It comes at a time when the Association of British Insurers (ABI) has already warned that vehicle repair costs have accelerated by an average 33% over the last four years – in part due to vehicles increasingly being fitted with sophisticated electrical features, used for a range of ADAS technology.
While Thatcham Research, the motor insurers’ automotive research centre, has previously called for “vehicle manufacturers to urgently engage with the repair industry to halt spiralling costs” after highlighting that the cost of replacing some parts had increased by more than 120%.
ADAS technologies use cameras and radar sensors to help to mitigate the risk of a collision and improve driver safety. They include automatic emergency braking (AEB), lane keeping assistance, blind spot warning systems and speed limiting devices.
The sensors behind those systems are expensive to replace and are often housed in vulnerable areas of the car, such as behind bumpers and windscreens.
That means they are causing a steep increase in the cost of replacing those traditionally cheaper parts. For example, Thatcham Research has suggested that ADAS technology was impacting windscreen replacement, potentially increasing costs by 123% on a Ford Focus and 78% on a Volkswagen Golf.
What’s more, with ADAS technology currently fitted to around 6% of vehicles on UK roads and expected to rise to around 40% by 2020 fleet repair costs looks set to increase even further.

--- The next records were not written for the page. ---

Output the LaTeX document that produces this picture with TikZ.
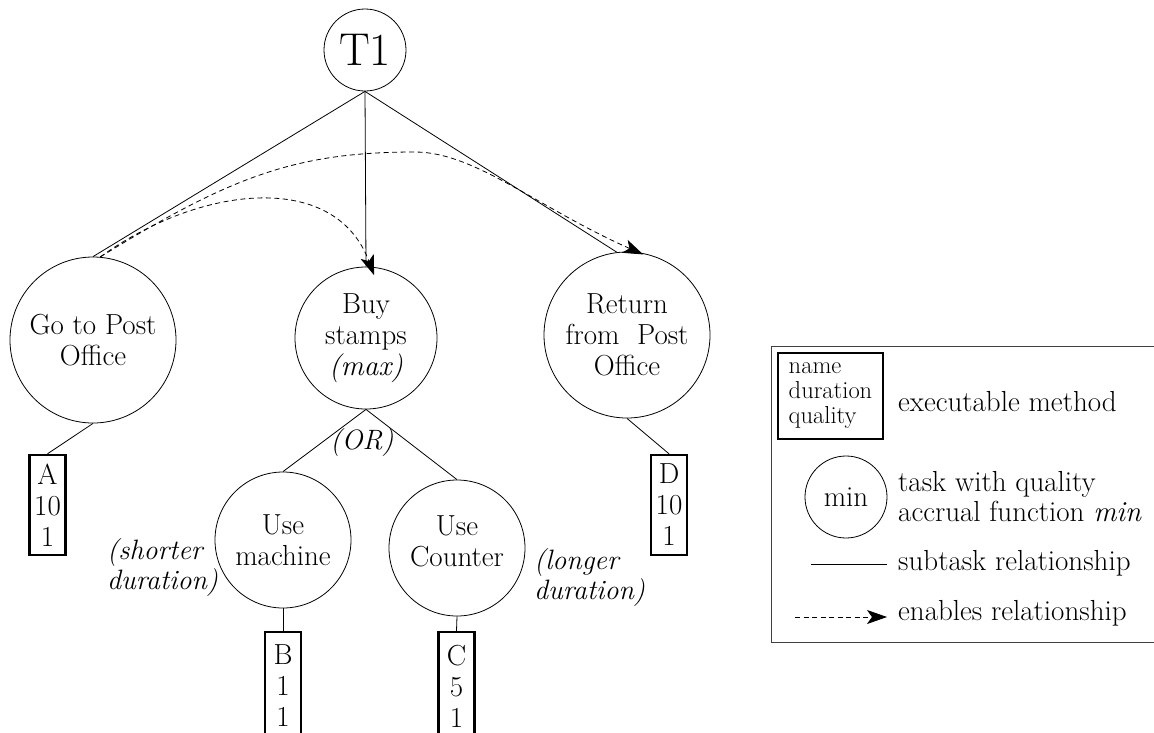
\documentclass[tikz,border=0pt]{standalone}
\usepackage{fontspec}
\usetikzlibrary{arrows.meta}
\begin{document}
\begin{tikzpicture}[x=1pt,y=-1pt,
  every node/.style={font=\fontsize{29}{31}\selectfont, inner sep=0pt},
  task/.style={draw, circle, line width=0.8pt, align=center},
  method/.style={draw, rectangle, line width=2.4pt, minimum width=36pt,
    minimum height=100pt, align=center},
  sub/.style={line width=0.8pt},
  enables/.style={line width=0.8pt, dash pattern=on 5pt off 3.5pt,
    -{Stealth[length=20pt,width=14pt,inset=5pt]}},
  lbl/.style={font=\fontsize{28}{30}\selectfont\itshape, align=left},
  keytext/.style={anchor=west, align=left, font=\fontsize{29}{30}\selectfont},
]
\useasboundingbox (0,0) rectangle (1154,732);

% task tree
\node[task, minimum size=82pt, font=\fontsize{46}{48}\selectfont] (t1) at (365,50) {T1};
\node[task, minimum size=166pt] (go) at (93,340) {Go to Post\\Office};
\node[task, minimum size=142pt] (buy) at (366,338) {Buy\\stamps\\\textit{(max)}};
\node[task, minimum size=166pt] (ret) at (627,335) {Return\\from\ \ Post\\Office};
\node[task, minimum size=136pt] (um) at (283,540) {Use\\machine};
\node[task, minimum size=136pt,
  label={[align=center, yshift=7pt]center:Use\\Counter}] (uc) at (457,548) {};

% executable methods
\node[method] (a) at (47.5,505) {A\\10\\1};
\node[method] (d) at (669,505) {D\\10\\1};
\node[method, minimum height=108pt] (b) at (283,686) {B\\1\\1};
\node[method, minimum height=108pt] (c) at (456.5,686) {C\\5\\1};

% annotations
\node[lbl] (orlbl) at (362,443) {(OR)};
\node[lbl, anchor=west] (short) at (107,568) {(shorter\\duration)};
\node[lbl, anchor=west] (long) at (534,578) {(longer\\duration)};

% subtask relationships
\draw[sub] (t1.south) -- (go.north);
\draw[sub] (t1.south) -- (buy.north);
\draw[sub] (t1.south) -- (ret.97);
\draw[sub] (go.south) -- (a.north);
\draw[sub] (ret.south) -- (d.north);
\draw[sub] (buy.south) -- (um.north);
\draw[sub] (buy.south) -- (uc.north);
\draw[sub] (um.south) -- (b.north);
\draw[sub] (uc.south) -- (c.north);

% enables relationships
\coordinate (peak) at (415,152);
\draw[enables, shorten >=-9pt] (go.85) .. controls (200,185) and (335,170) .. (buy.86);
\draw[enables, shorten >=-5pt] (go.85) .. controls (230,177) and (295,152) .. (peak)
  .. controls (475,152) and (538,208) .. (ret.82);

% legend
\node[draw=black!75, line width=0.9pt, minimum width=390pt, minimum height=296pt,
  anchor=north west] (legend) at (771,346) {};
\node[draw, line width=2.4pt, minimum width=105pt, minimum height=86pt, align=left,
  font=\fontsize{24.5}{25}\selectfont] (mkey) at (830.5,396) {name\\duration\\quality};
\node[keytext] (mtext) at (898,402) {executable method};
\node[task, minimum size=82pt] (tkey) at (846,497) {min};
\node[keytext] (ttext) at (898,497) {task with quality\\accrual function \textit{min}};
\coordinate (s1) at (811,564);
\coordinate (s2) at (887,564);
\draw[sub] (s1) -- (s2);
\node[keytext] (stext) at (898,563) {subtask relationship};
\coordinate (e1) at (795,617);
\coordinate (e2) at (887,617);
\draw[enables] (e1) -- (e2);
\node[keytext] (etext) at (898,613) {enables relationship};
\end{tikzpicture}
\end{document}
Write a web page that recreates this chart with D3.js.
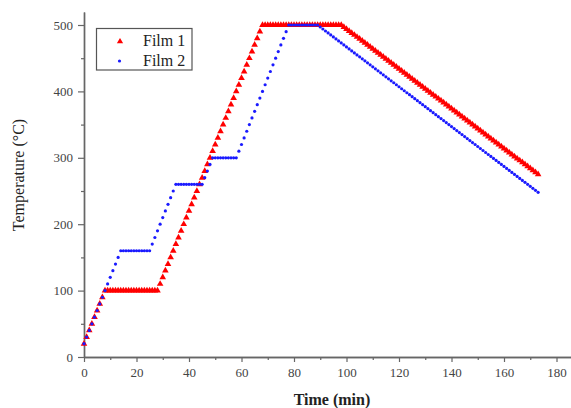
<!DOCTYPE html>
<html>
<head>
<meta charset="utf-8">
<script src="https://cdn.jsdelivr.net/npm/d3@7"></script>
<style>
html,body{margin:0;padding:0;background:#fff;}
svg{display:block;}
text{font-family:"Liberation Serif","Times New Roman",serif;}
</style>
</head>
<body>
<svg id="chart" width="571" height="408"></svg>
<script>
// Temperature (°C) sampled once per minute, starting at t = 0 min
const film1 = [
20,30,40,50,60,70,80,90,100,
100,100,100,100,100,100,100,100,100,100,100,100,100,100,100,100,100,100,100,100,
110,120,130,140,150,160,170,180,190,200,210,220,230,240,250,260,270,280,290,300,
310,320,330,340,350,360,370,380,390,400,410,420,430,440,450,460,470,480,490,500,
500,500,500,500,500,500,500,500,500,500,500,500,500,500,500,500,500,500,500,500,
500,500,500,500,500,500,500,500,500,500,
497,494,491,488,485,482,479,476,473,470,467,464,461,458,455,452,449,446,443,440,
437,434,431,428,425,422,419,416,413,410,407,404,401,398,395,392,389,386,383,380,
377,374,371,368,365,362,359,356,353,350,347,344,341,338,335,332,329,326,323,320,
317,314,311,308,305,302,299,296,293,290,287,284,281,278,275
];
const film2 = [
20,30,40,50,60,70,80,90,100,110,120,130,140,150,160,
160,160,160,160,160,160,160,160,160,160,160,
170,180,190,200,210,220,230,240,250,260,
260,260,260,260,260,260,260,260,260,260,
270,280,290,300,
300,300,300,300,300,300,300,300,300,
310,320,330,340,350,360,370,380,390,400,410,420,430,440,450,460,470,480,490,500,
500,500,500,500,500,500,500,500,500,500,500,
497,494,491,488,485,482,479,476,473,470,467,464,461,458,455,452,449,446,443,440,
437,434,431,428,425,422,419,416,413,410,407,404,401,398,395,392,389,386,383,380,
377,374,371,368,365,362,359,356,353,350,347,344,341,338,335,332,329,326,323,320,
317,314,311,308,305,302,299,296,293,290,287,284,281,278,275,272,269,266,263,260,
257,254,251,248
];
const xMajorTicks = [0,20,40,60,80,100,120,140,160,180];
const xMinorTicks = [10,30,50,70,90,110,130,150,170];
const yMajorTicks = [0,100,200,300,400,500];
const yMinorTicks = [50,150,250,350,450];
const seriesNames = ["Film 1","Film 2"];
const xTitle = "Time (min)";
const yTitle = "Temperature (°C)";

const svg = d3.select("#chart");
const x = d3.scaleLinear().domain([0,186]).range([84, 84+186*2.625]);
const y = d3.scaleLinear().domain([0,519.5]).range([357, 357-519.5*0.664]);
const axisColor = "#666";
const serif = "'Liberation Serif','Times New Roman',serif";

function styleAxis(g){
  g.attr("font-family", serif).attr("font-size", 13);
  g.select(".domain").attr("stroke",axisColor).attr("stroke-width",1.4);
  g.selectAll(".tick line").attr("stroke",axisColor).attr("stroke-width",1.2);
  g.selectAll(".tick text").attr("fill","#444").attr("font-family", serif)
    .style("font-family", serif).style("font-size","13px");
}

// x axis
svg.append("g").attr("transform","translate(0,357)")
  .call(d3.axisBottom(x).tickValues(xMinorTicks).tickSize(3).tickFormat("").tickSizeOuter(0))
  .call(styleAxis);
svg.append("g").attr("transform","translate(0,357)")
  .call(d3.axisBottom(x).tickValues(xMajorTicks).tickSize(5).tickPadding(6).tickSizeOuter(0))
  .call(styleAxis);
// y axis
svg.append("g").attr("transform","translate(84,0)")
  .call(d3.axisLeft(y).tickValues(yMinorTicks).tickSize(3).tickFormat("").tickSizeOuter(0))
  .call(styleAxis);
svg.append("g").attr("transform","translate(84,0)")
  .call(d3.axisLeft(y).tickValues(yMajorTicks).tickSize(6).tickPadding(5).tickSizeOuter(0))
  .call(styleAxis);

// series
const tri = d3.symbol().type(d3.symbolTriangle).size(19);
svg.append("g").selectAll("path").data(film1).join("path")
  .attr("d", tri)
  .attr("transform",(d,i)=>`translate(${x(i)},${y(d)})`)
  .attr("fill","#ff0000");
svg.append("g").selectAll("circle").data(film2).join("circle")
  .attr("cx",(d,i)=>x(i)).attr("cy",d=>y(d)).attr("r",1.6)
  .attr("fill","#1a1aff");

// axis titles
svg.append("text").attr("x",332).attr("y",405).attr("text-anchor","middle")
  .style("font-size","16px").style("font-weight","bold").attr("fill","#222").text(xTitle);
svg.append("text").attr("transform","translate(24,175) rotate(-90)").attr("text-anchor","middle")
  .style("font-size","16px").attr("fill","#222").text(yTitle);

// legend
const lg = svg.append("g");
lg.append("rect").attr("x",96.5).attr("y",28.5).attr("width",95.5).attr("height",41.5)
  .attr("fill","#fff").attr("stroke","#555").attr("stroke-width",1.2);
lg.append("path").attr("d", d3.symbol().type(d3.symbolTriangle).size(17)())
  .attr("transform","translate(120,41.5)").attr("fill","#ff0000");
lg.append("circle").attr("cx",119.5).attr("cy",61).attr("r",1.6).attr("fill","#1a1aff");
lg.selectAll("text.lt").data(seriesNames).join("text").attr("class","lt")
  .attr("x",143).attr("y",(d,i)=>46+i*20).style("font-size","16px").attr("fill","#222").text(d=>d);
</script>
</body>
</html>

If damaged sensors and other ADAS components are not repaired, they could render on-board safety systems, like lane departure warnings, useless and compromise the safety of the driver and passengers.
The latest study into the cost of various ADAS replacement sensors was conducted by consumer magazine What Car?. It revealed that: Prices reached as high as £1,459 for an ACC sensor on an Audi Q5, £1,629 for a distance sensor on a Volkswagen Touareg and £2,024 for a forward collision mitigation unit on a Mitsubishi Outlander.
However, at the other end of the scale, £690 was charged for a radar sensor on a Toyota C-HR and £483 for the same part on a Skoda Kodiaq.
The publication also highlighted that a number of vehicles on sale did not have ADAS sensors in their bumpers, making them cheaper to repair after a minor incident. The Honda CR-V and Volkswagen Golf, for example, had sensors behind the bonnet badge, and the Nissan X-Trail, Nissan Pulsar, Mini Countryman, Mini Hatch and Subaru XV and Impreza models had sensors located in a unit behind the windscreen.
Steve Huntingford, editor of What Car? said: “The advanced active safety technology available on modern cars has undoubtedly helped to reduce accidents and save lives. However, in future we need improved housings for these systems and sensors that can recalibrate themselves.
“If manufacturers don’t address these rising repair costs, many people could simply decide not to spec the latest safety kit for fear that a small mistake could land them with a huge bill. And then that kit will be of no use to anyone.”
Last year Thatcham Research warned that a “repair storm was brewing” around increasing costs and complexity and said that its Bodyshop of the Future programme was bringing insurers, repairers and carmakers together to address the challenges.
Peter Shaw, Thatcham Research CEO called on vehicle manufacturers to “bring these costs under control”.
At the time he called as “unacceptable’ the fact that the cost for windscreen-mounted ADAS calibration spanned from £0 to £700 – across car manufacturers and often across similar sensors and technology.